Markets like Bangkok often react faster to political sentiment, while Phuket tends to remain more insulated due to its global tourism base.


2. Possible Regulatory Changes

One of the biggest concerns among foreign investors is whether future governments could adjust:

  • foreign ownership rules,
  • taxation structures,
  • visa conditions,
  • or investment regulations.

Even discussions surrounding:

  • land ownership reform,
  • property taxes,
  • or stricter nominee company rules
    can influence investor sentiment.

Thailand continues increasing scrutiny on illegal ownership structures and visa misuse, making proper legal compliance more important than ever.


3. Currency & Economic Volatility

Political uncertainty can sometimes affect:

  • currency stability,
  • stock markets,
  • tourism confidence,
  • and broader economic growth.

A volatile Thai baht may create both opportunities and risks:

  • favorable exchange rates for foreign buyers,
  • but also uncertainty for developers and investors.

Luxury real estate markets are often closely connected to international economic confidence.


4. Delays in Policy Implementation

Even when reforms are announced, implementation may take time.

Thailand’s coalition-based political structure can sometimes slow:

  • major legislation,
  • investment reforms,
  • or constitutional adjustments.

This means investors should avoid making decisions based purely on headlines or speculative online discussions.

Professional legal advice and due diligence remain essential.


Why Phuket May Remain the Strongest Market Regardless

While political headlines can impact sentiment, Phuket’s property market continues benefiting from powerful long-term fundamentals.

These include:

  • global tourism demand,
  • limited prime beachfront supply,
  • strong luxury villa demand,
  • branded residence growth,
  • wellness and retirement migration,
  • and increasing international lifestyle buyers.

Unlike purely domestic markets, Phuket attracts a highly international buyer base from:

  • Europe,
  • Russia,
  • the Middle East,
  • China,
  • Australia,
  • and Southeast Asia.

This international diversification helps Phuket remain relatively resilient during political transitions.


Final Perspective

Thailand’s constitutional reform discussions represent an important moment for the country’s political and economic future. For real estate investors, the impact could bring both new opportunities and increased complexity.

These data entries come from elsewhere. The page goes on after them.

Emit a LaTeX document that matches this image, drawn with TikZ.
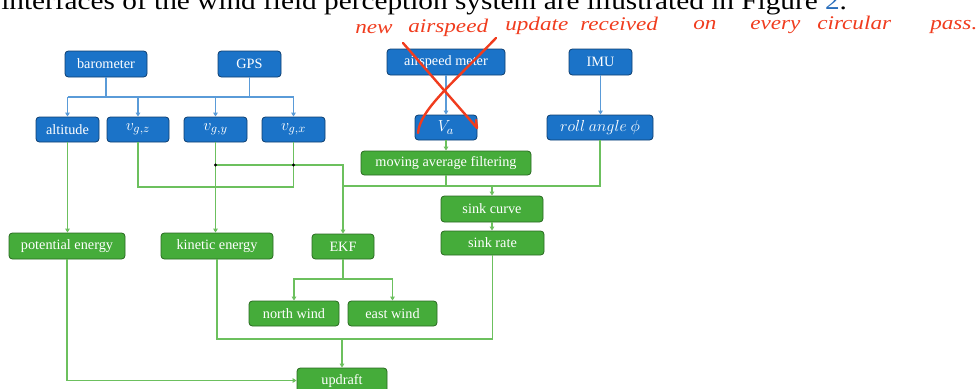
\documentclass[tikz,border=0pt]{standalone}
\usepackage{fontspec}
\setmainfont{Liberation Serif}
\newfontfamily\leadfont[FakeStretch=1.15]{Liberation Serif}
\newfontfamily\penfont[FakeStretch=1.2]{Liberation Serif}
\usetikzlibrary{arrows.meta}

\definecolor{boxblue}{HTML}{1B73C8}
\definecolor{edgeblue}{HTML}{0F3F70}
\definecolor{boxgreen}{HTML}{45AC3A}
\definecolor{edgegreen}{HTML}{2A6A22}
\definecolor{lineblue}{HTML}{5A9BD8}
\definecolor{linegreen}{HTML}{6CC05E}
\definecolor{inkred}{HTML}{F03C1E}
\definecolor{refblue}{HTML}{2A6EBB}

\begin{document}
\begin{tikzpicture}[x=0.75pt,y=-0.75pt,
  box/.style={rounded corners=2.5pt, line width=0.6pt, text=white,
    font=\fontsize{10.7pt}{12pt}\selectfont, inner sep=0pt},
  mathtext/.style={font=\fontsize{12.5pt}{14pt}\selectfont},
  sz/.style 2 args={minimum width=#1*0.75pt, minimum height=#2*0.75pt},
  bbox/.style={box, fill=boxblue, draw=edgeblue},
  gbox/.style={box, fill=boxgreen, draw=edgegreen},
  bline/.style={draw=lineblue, line width=0.85pt},
  gline/.style={draw=linegreen, line width=0.85pt},
  tip/.style={-{Triangle[length=3pt,width=3.4pt]}},
  jdot/.style={circle, fill=black, inner sep=0pt, minimum size=2.6pt},
  ink/.style={draw=inkred, line width=1.8pt, line cap=round, line join=round},
  note/.style={text=inkred, font=\penfont\fontsize{14.5pt}{16pt}\selectfont\itshape,
    anchor=base west, inner sep=0pt},
]
\useasboundingbox (0,0) rectangle (979,389);

% running text above the figure
\node[anchor=base west, inner sep=0pt,
  font=\leadfont\fontsize{19.1pt}{21pt}\selectfont] (lead) at (1,10)
  {interfaces of the wind field perception system are illustrated in Figure \textcolor{refblue}{2}.};

% sensors
\node[bbox, sz={82}{26}]  (baro) at (106,64)   {barometer};
\node[bbox, sz={63}{26}]  (gps)  at (249.5,64) {GPS};
\node[bbox, sz={118}{26}] (asm)  at (446,62)   {airspeed meter};
\node[bbox, sz={63}{26}]  (imu)  at (600.5,62) {IMU};

% measured quantities
\node[bbox, sz={63}{25}]  (alt)  at (67.5,129.5)  {altitude};
\node[bbox, mathtext, sz={62}{25}]  (vgz)  at (138,129.5)   {$v_{g,z}$};
\node[bbox, mathtext, sz={63}{25}]  (vgy)  at (215.5,129.5) {$v_{g,y}$};
\node[bbox, mathtext, sz={63}{25}]  (vgx)  at (293.5,129.5) {$v_{g,x}$};
\node[bbox, mathtext, sz={62}{25}]  (va)   at (446,127.5)   {$V_a$};
\node[bbox, font=\fontsize{11.5pt}{13pt}\selectfont, sz={106}{25}] (roll) at (600,127.5) {$roll\ angle\ \phi$};

% processing stages
\node[gbox, sz={170}{24}] (maf)   at (446,163)    {moving average filtering};
\node[gbox, sz={102}{26}] (sinkc) at (492,209)    {sink curve};
\node[gbox, sz={103}{24}] (sinkr) at (492.5,243)  {sink rate};
\node[gbox, sz={116}{26}] (pe)    at (67,246)     {potential energy};
\node[gbox, sz={112}{26}] (ke)    at (217,246)    {kinetic energy};
\node[gbox, sz={62}{25}]  (ekf)   at (343,246.5)  {EKF};
\node[gbox, sz={90}{25}]  (nw)    at (294,313.5)  {north wind};
\node[gbox, sz={89}{25}]  (ew)    at (392.5,313.5){east wind};
\node[gbox, sz={90}{25}]  (upd)   at (342,380.5)  {updraft};

% rows of the connector buses
\coordinate (bus)  at (0,97);
\coordinate (jrow) at (0,165);
\coordinate (lrow) at (0,187);
\coordinate (srow) at (0,186);
\coordinate (erow) at (0,279);
\coordinate (krow) at (0,339);

% sensor outputs
\draw[bline] (alt.north |- bus) -- (vgx.north |- bus);
\draw[bline] (baro.south) -- (baro.south |- bus);
\draw[bline] (gps.south) -- (gps.south |- bus);
\foreach \n in {alt,vgz,vgy,vgx}
  \draw[bline,tip] (\n.north |- bus) -- (\n.north);
\draw[bline,tip] (asm) -- (va);
\draw[bline,tip] (imu.south) -- (imu.south |- roll.north);

% processing links
\draw[gline,tip] (va) -- (maf);
\draw[gline,tip] (alt.south) -- (alt.south |- pe.north);
\draw[gline,tip] (vgy.south) -- (vgy.south |- ke.north);
\draw[gline] (vgz.south) |- (vgx.south |- lrow) -- (vgx.south);
\draw[gline,tip] (vgy.south |- jrow) -| (ekf.north);
\node[jdot] (j1) at (vgy.south |- jrow) {};
\node[jdot] (j2) at (vgx.south |- jrow) {};
\draw[gline] (roll.south) |- (ekf.north |- srow);
\draw[gline] (maf.south) -- (maf.south |- srow);
\draw[gline,tip] (sinkc.north |- srow) -- (sinkc.north);
\draw[gline,tip] (sinkc.south) -- (sinkc.south |- sinkr.north);
\draw[gline] (ekf.south) -- (ekf.south |- erow);
\draw[gline,tip] (ekf.south |- erow) -| (nw.north);
\draw[gline,tip] (ekf.south |- erow) -| (ew.north);
\draw[gline] (ke.south) |- (sinkr.south |- krow) -- (sinkr.south);
\draw[gline,tip] (upd.north |- krow) -- (upd.north);
\draw[gline,tip] (pe.south) |- (upd.west);

% red pen: cross over the airspeed branch
\draw[ink] (403,43) -- (477,128) -- (476,120);
\draw[ink] (496,38) .. controls (450,86) and (420,110) .. (418,133);

% red pen: handwritten remark
\node[note] (h1) at (355,33) {new};
\node[note] (h2) at (408,32) {airspeed};
\node[note] (h3) at (505,31) {update};
\node[note] (h4) at (580,31) {received};
\node[note] (h5) at (693,29) {on};
\node[note] (h6) at (750,29) {every};
\node[note] (h7) at (817,29) {circular};
\node[note] (h8) at (930,30) {pass.};
\end{tikzpicture}
\end{document}
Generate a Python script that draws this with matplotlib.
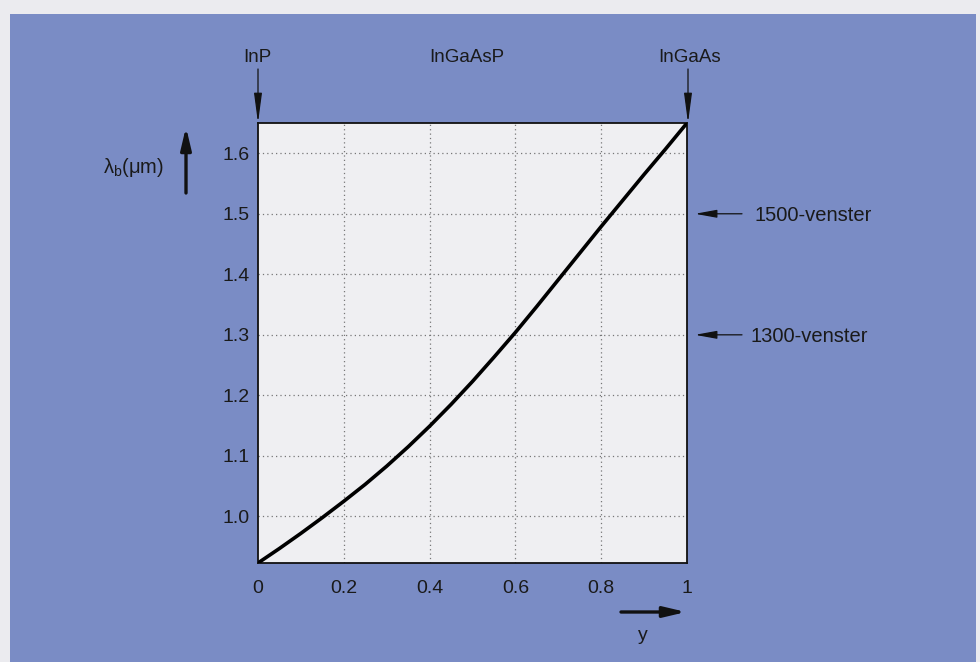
import matplotlib
matplotlib.use("Agg")
import matplotlib.pyplot as plt
from matplotlib.patches import FancyArrowPatch

# Data
y_frac = [0.0, 0.05, 0.1, 0.15, 0.2, 0.25, 0.3, 0.35, 0.4, 0.45, 0.5,
          0.55, 0.6, 0.65, 0.7, 0.75, 0.8, 0.85, 0.9, 0.95, 1.0]
lambda_b = [0.923, 0.947, 0.972, 0.998, 1.025, 1.053, 1.083, 1.115, 1.149, 1.185, 1.223,
            1.263, 1.304, 1.347, 1.391, 1.435, 1.479, 1.522, 1.565, 1.607, 1.650]
x_ticks = [0, 0.2, 0.4, 0.6, 0.8, 1]
x_ticklabels = ["0", "0.2", "0.4", "0.6", "0.8", "1"]
y_ticks = [1.0, 1.1, 1.2, 1.3, 1.4, 1.5, 1.6]
y_ticklabels = ["1.0", "1.1", "1.2", "1.3", "1.4", "1.5", "1.6"]
materials = ["InP", "InGaAsP", "InGaAs"]
windows = [(1.5, "1500-venster"), (1.3, "1300-venster")]

plt.rcParams['font.family'] = ['Liberation Sans', 'DejaVu Sans']

W, H = 980, 662
fig = plt.figure(figsize=(W / 100, H / 100), dpi=100)
fig.patch.set_facecolor("#ebebef")
blue = "#7a8cc5"
bg = fig.add_axes([10 / W, 0, (976 - 10) / W, (H - 14) / H])
bg.set_facecolor(blue)
bg.set_xticks([]); bg.set_yticks([])
for s in bg.spines.values():
    s.set_visible(False)
bg.set_zorder(0)

left, right, top, bottom = 258, 687, 123, 563
ax = fig.add_axes([left / W, (H - bottom) / H, (right - left) / W, (bottom - top) / H])
ax.set_zorder(1)
ax.set_facecolor("#efeff2")
ax.set_xlim(0, 1)
ax.set_ylim(0.923, 1.65)
ax.plot(y_frac, lambda_b, color="black", lw=2.6, solid_capstyle="round",
        solid_joinstyle="round", zorder=3)
ax.set_xticks(x_ticks)
ax.set_xticklabels(x_ticklabels)
ax.set_yticks(y_ticks)
ax.set_yticklabels(y_ticklabels)
ax.tick_params(length=0, labelsize=14, colors="#1a1a1a")
ax.tick_params(axis='y', pad=6)
ax.tick_params(axis='x', pad=12)
for xv in x_ticks[1:-1]:
    ax.axvline(xv, color="#777777", lw=0.9, ls=(0, (1, 2.5)), zorder=1)
for yv in y_ticks:
    ax.axhline(yv, color="#777777", lw=0.9, ls=(0, (1, 2.5)), zorder=1)
for s in ax.spines.values():
    s.set_linewidth(1.3)
    s.set_color("#111111")

def fx(px):
    return px / W

def fy(py):
    return 1 - py / H

thin_v = dict(arrowstyle="-|>,head_length=1.5,head_width=0.2", color="#111111", lw=0.9,
              shrinkA=0, shrinkB=0, mutation_scale=12)
thin_h = dict(arrowstyle="-|>,head_length=1.1,head_width=0.2", color="#111111", lw=0.9,
              shrinkA=0, shrinkB=0, mutation_scale=12)
thick = dict(arrowstyle="-|>,head_length=1.1,head_width=0.26", color="#111111", lw=2.4,
             shrinkA=0, shrinkB=0, mutation_scale=12)

def arrow(p0, p1, style):
    fig.add_artist(FancyArrowPatch((fx(p0[0]), fy(p0[1])), (fx(p1[0]), fy(p1[1])),
                                   transform=fig.transFigure, **style))

# material labels and downward arrows
fig.text(fx(257), fy(58), materials[0], ha="center", va="center", fontsize=13.5, color="#1a1a1a")
fig.text(fx(467), fy(58), materials[1], ha="center", va="center", fontsize=13.5, color="#1a1a1a")
fig.text(fx(690), fy(58), materials[2], ha="center", va="center", fontsize=13.5, color="#1a1a1a")
arrow((258, 69), (258, 123), thin_v)
arrow((688, 69), (688, 123), thin_v)

# window annotations
for (val, lab), tx in zip(windows, (754, 750)):
    py = H - ax.transData.transform((1, val))[1]
    arrow((742, py), (695, py), thin_h)
    fig.text(fx(tx), fy(py + 2), lab, ha="left", va="center", fontsize=14.5, color="#1a1a1a")

# y-axis label with thick up arrow
fig.text(fx(103), fy(167), r"$\mathregular{λ_{b}}$(μm)", ha="left", va="center",
         fontsize=14.5, color="#1a1a1a")
arrow((186, 193), (186, 127), thick)

# x-axis label with thick right arrow
arrow((621, 612), (686, 612), thick)
fig.text(fx(643), fy(635), "y", ha="center", va="center", fontsize=14, color="#1a1a1a")

fig.savefig("out.png", dpi=100, facecolor=fig.get_facecolor())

The potential advantages include:

  • stronger investor confidence,
  • infrastructure expansion,
  • improved long-term visa pathways,
  • and greater international investment appeal.

However, investors must also remain aware of:

  • regulatory uncertainty,
  • policy changes,
  • market volatility,
  • and evolving legal compliance requirements.

For foreign buyers especially, success in Thailand’s property market increasingly depends on:

  • understanding ownership structures,
  • following immigration developments,
  • working with qualified legal professionals,
  • and maintaining a long-term investment perspective.

As Thailand continues evolving in 2026, real estate investors who combine market opportunity with informed legal and political awareness may be best positioned to benefit from the country’s next growth cycle.